Tool calls let agents touch data. Business workflows need more: governed Projects, durable work product, attached datasources, approval gates, DDR, and audit trails over what agents create.

Agents executing real business workflows do not just ask questions. They inspect context, build ontology, write intermediate state, coordinate across runs, and eventually produce work that may need to be written back somewhere else.

That work needs a governed data access interface designed around the workflow. In Ekaya, the workflow starts as a Project. The Project gives agents an isolation boundary, durable work product, and the datasources they need to read from or write to.
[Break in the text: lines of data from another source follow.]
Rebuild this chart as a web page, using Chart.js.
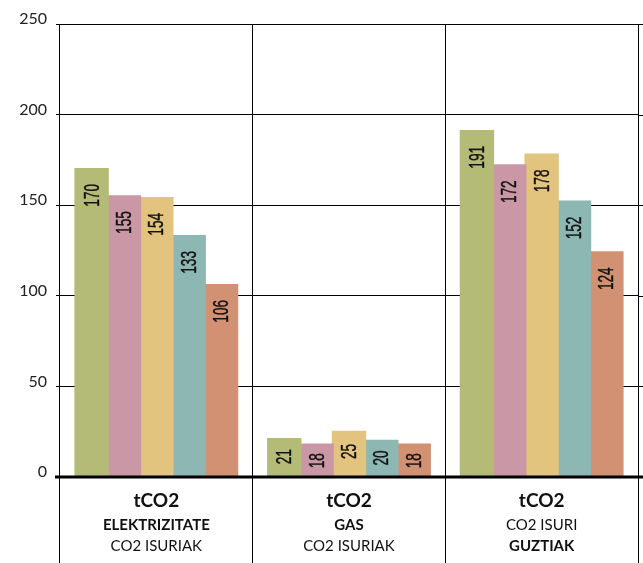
<!DOCTYPE html>
<html>
<head>
<meta charset="utf-8">
<script src="https://cdn.jsdelivr.net/npm/chart.js@4/dist/chart.umd.min.js"></script>
<style>
  html, body { margin: 0; padding: 0; background: #fff; }
  #wrap { width: 643px; height: 563px; }
</style>
</head>
<body>
<div id="wrap"><canvas id="c" width="643" height="563"></canvas></div>
<script>
// ---- data ----
const categories = ['ELEKTRIZITATE', 'GAS', 'GUZTIAK'];
const labelLine1 = ['tCO2', 'tCO2', 'tCO2'];
const labelLine2 = ['ELEKTRIZITATE', 'GAS', 'CO2 ISURI'];
const labelLine3 = ['CO2 ISURIAK', 'CO2 ISURIAK', 'GUZTIAK'];
const line2Bold = [true, true, false];
const line3Bold = [false, false, true];

const seriesNames = ['1', '2', '3', '4', '5'];
const series1 = [170, 21, 191];
const series2 = [155, 18, 172];
const series3 = [154, 25, 178];
const series4 = [133, 20, 152];
const series5 = [106, 18, 124];
const seriesColors = ['#b3bb76', '#c997a5', '#e2c47f', '#8cb7b2', '#d29172'];

const yTicks = [0, 50, 100, 150, 200, 250];

const allSeries = [series1, series2, series3, series4, series5];

const LABEL_FONT = '"Lato", "Open Sans", sans-serif';
const NUM_FONT = '"Liberation Sans", Arial, sans-serif';

const overlayPlugin = {
  id: 'overlay',
  afterDatasetsDraw(chart) {
    const ctx = chart.ctx;
    ctx.save();
    ctx.fillStyle = '#111';
    ctx.strokeStyle = '#111';
    ctx.lineWidth = 0.4;
    ctx.font = '22px ' + NUM_FONT;
    ctx.textAlign = 'right';
    ctx.textBaseline = 'middle';
    chart.data.datasets.forEach((ds, di) => {
      const meta = chart.getDatasetMeta(di);
      meta.data.forEach((bar, i) => {
        const h = bar.base - bar.y;
        const off = Math.min(15, h * 0.27);
        ctx.save();
        ctx.translate(bar.x + 1, bar.y + off);
        ctx.rotate(-Math.PI / 2);
        ctx.scale(0.62, 1);
        ctx.fillText(String(ds.data[i]), 0, 0);
        ctx.strokeText(String(ds.data[i]), 0, 0);
        ctx.restore();
      });
    });
    ctx.restore();
  },
  afterDraw(chart) {
    const ctx = chart.ctx;
    const ys = chart.scales.y;
    const xs = chart.scales.x;
    const area = chart.chartArea;
    ctx.save();
    // extend horizontal gridlines to the right edge
    ctx.strokeStyle = '#000';
    ctx.lineWidth = 1;
    yTicks.forEach(v => {
      if (v === 0) return;
      const y = Math.round(ys.getPixelForValue(v)) + 0.5;
      ctx.beginPath();
      ctx.moveTo(area.right, y);
      ctx.lineTo(chart.width, y);
      ctx.stroke();
    });
    // thick zero line
    const y0 = ys.getPixelForValue(0);
    ctx.lineWidth = 3;
    ctx.beginPath();
    ctx.moveTo(area.left - 5, y0);
    ctx.lineTo(chart.width, y0);
    ctx.stroke();
    // category labels
    ctx.fillStyle = '#111';
    ctx.textAlign = 'center';
    ctx.textBaseline = 'middle';
    categories.forEach((c, i) => {
      const x = xs.getPixelForValue(i);
      ctx.font = 'bold 19px ' + LABEL_FONT;
      ctx.fillText(labelLine1[i], x, y0 + 24);
      ctx.font = (line2Bold[i] ? 'bold 15px ' : '15px ') + LABEL_FONT;
      ctx.fillText(labelLine2[i], x, y0 + 48);
      ctx.font = (line3Bold[i] ? 'bold 15px ' : '15px ') + LABEL_FONT;
      ctx.fillText(labelLine3[i], x, y0 + 69);
    });
    ctx.restore();
  }
};

new Chart(document.getElementById('c'), {
  type: 'bar',
  data: {
    labels: categories,
    datasets: allSeries.map((s, i) => ({
      label: seriesNames[i],
      data: s,
      backgroundColor: seriesColors[i],
      borderWidth: 0,
      inflateAmount: 1,
      categoryPercentage: 0.84,
      barPercentage: 1.0
    }))
  },
  options: {
    responsive: false,
    animation: false,
    devicePixelRatio: 1,
    layout: { padding: { top: 24, right: 5, left: 0, bottom: 0 } },
    plugins: { legend: { display: false }, tooltip: { enabled: false } },
    scales: {
      x: {
        ticks: { display: false },
        grid: { color: '#000', lineWidth: 1, offset: true, drawTicks: true, tickLength: 90 },
        border: { display: false },
        afterFit(scale) { scale.height = 86; }
      },
      y: {
        min: 0,
        max: 250,
        afterBuildTicks(scale) { scale.ticks = yTicks.map(v => ({ value: v })); },
        ticks: {
          color: '#222',
          font: { family: LABEL_FONT, size: 16 },
          padding: 9,
          labelOffset: -5
        },
        grid: { color: '#000', lineWidth: 1, drawTicks: true, tickLength: 4 },
        border: { display: false },
        afterFit(scale) { scale.width = 60; }
      }
    }
  },
  plugins: [overlayPlugin]
});
</script>
</body>
</html>
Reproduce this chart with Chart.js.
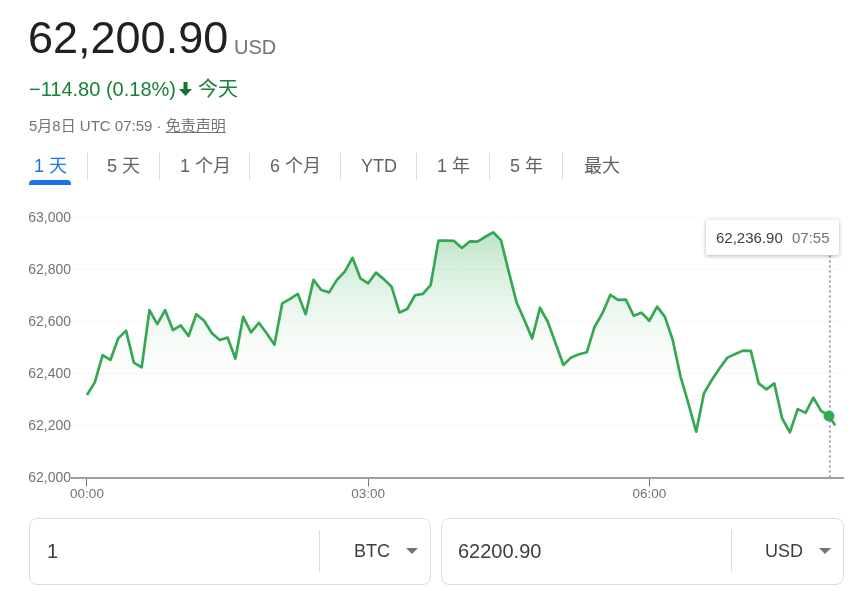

The Project is the unit of governance

A human admin creates the Project when a workflow needs governed agent access to data. Permissions, approvals, audit trails, and deployment choices all attach to that Project instead of being scattered across one-off tools.

The Project is where agents work

A Project has Postgres-compatible storage for scratchpad state, workflow state, schema, ontology, and durable work product. The admin governs and approves what changes become part of the workflow.

Datasources stay attached, not absorbed

Datasources are the external databases and artifacts agents need for the workflow. Their ontology often lives outside Ekaya, so a human SME may need to answer domain questions. Ekaya does not replace those systems; it gives agents a governed access boundary around them.

Deployment follows residency

Some Projects can run in Ekaya's cloud where the customer boundary permits it. Others need Ekaya Engine because the workflow data must stay inside the customer boundary. That is a data-residency decision, not a separate product story.